Walhi NTT menjelaskan 309 izin pertambangan di NTT mengabaikan daya dukung lingkungan. Berdasarkan analisis BPBD, ada 10-15 persen desa di NTT mengalami krisis air.

Sedangkan analisa Walhi NTT didasarkan pada penguasaan, pengelolaan, pemanfaatan dan konsumi air, sebanyak 70 persen kawasan di NTT mengalami krisis air. “Ada 16 Daerah Aliran Sungai (DAS) utama yang  terancam keberlanjutannya akibat praktek perambahan di kawasan hulu,” ungkap Yuvensius.

Oleh karena itu, provinsi NTT butuh pemimpin yang berani dan mampu menciptakan satu model pembangunan yang pro-lingkungan dan pro-rakyat.

Beberapa permasalahan di NTT sampai saat ini yang diabaikan adalah kerusakan daya dukung lingkungan serta kegagalan pembangunan yang mengakibatkan NTT mengalami krisis pangan sebagai kebutuhan dasar warga.

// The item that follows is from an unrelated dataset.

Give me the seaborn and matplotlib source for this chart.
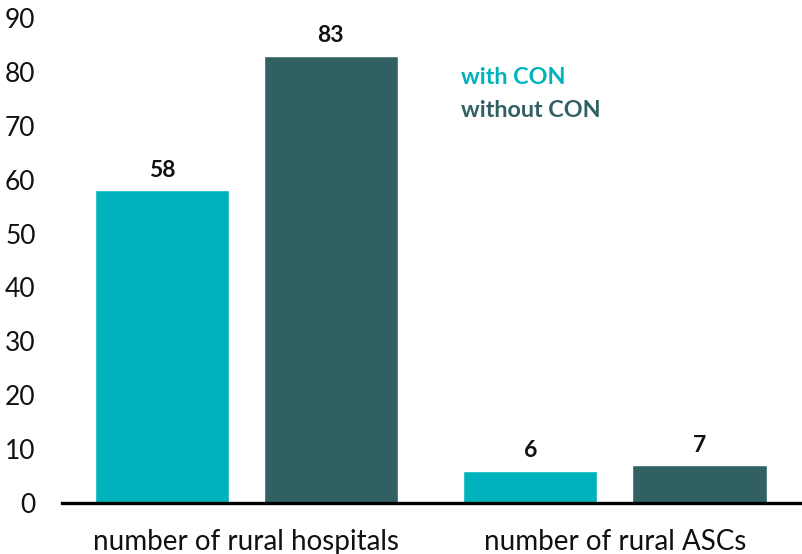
import pandas as pd
import matplotlib
matplotlib.use("Agg")
import matplotlib.pyplot as plt
import seaborn as sns

categories = ["number of rural hospitals", "number of rural ASCs"]
with_con = [58, 6]
without_con = [83, 7]
series = ["with CON", "without CON"]
colors = ["#00B2BB", "#316063"]

df = pd.DataFrame({
    "category": categories * 2,
    "value": with_con + without_con,
    "group": [series[0]] * 2 + [series[1]] * 2,
})

sns.set_style("white")
plt.rcParams["font.family"] = ["Lato", "DejaVu Sans"]

fig = plt.figure(figsize=(8.03, 5.54), dpi=100)
ax = fig.add_axes([62 / 803, 51 / 554, 741 / 803, 485 / 554])

sns.barplot(data=df, x="category", y="value", hue="group", palette=colors,
            width=0.917, gap=0.207, legend=False, ax=ax, saturation=1)

for cont in ax.containers:
    ax.bar_label(cont, padding=7, fontsize=16.5, fontweight="bold", color="#111111")

ax.set_ylim(0, 90)
ax.set_xlim(-0.5, 1.51)
ax.set_yticks(range(0, 91, 10))
ax.set_xlabel("")
ax.set_ylabel("")
ax.tick_params(axis="y", length=0, pad=19, labelsize=19, labelcolor="#111111")
ax.tick_params(axis="x", length=0, pad=19, labelsize=20, labelcolor="#111111")

for s in ["top", "right", "left"]:
    ax.spines[s].set_visible(False)
ax.spines["bottom"].set_linewidth(2.4)
ax.spines["bottom"].set_color("black")

# legend as coloured text
for i, name in enumerate(series):
    ax.text(0.538, 0.878 - i * 0.068, name, transform=ax.transAxes, color=colors[i],
            fontsize=16.8, fontweight="bold", va="center", ha="left")

fig.savefig("out.png", dpi=100)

Dalam catatan Bank Indonesia, NTT merupakan pengimpor terbesar di Indonesia dari sektor konsumsi yakni sebesar 82 persen.

 

Demo tolak tambang yang dilakukan Walhi NTT. Foto : Walhi NTT/Mongabay Indonesia

 

Sedangkan WTM melihat pembatalan dan moratorium tambang memberi peluang kepada Pemprov NTT dan masyarakat untuk lebih fokus pada sektor pertanian untuk pemberdayaan ekonominya.

“Pertambangan bukan untuk memperkaya masyarakat tani tetapi lebih kepada pengrusakan alam dan lingkungan sekitarnya dan membuat sektor pertanian tidak berkembang dengan baik,” ungkap Winfridus

Pertambangan dan pertanian sangat bertolak belakang pungkas Wim, dimana tambang merusak lingkungan sementara lingkungan menjadi patokan suatu daerah dalam mengembangkan sektor pertanian.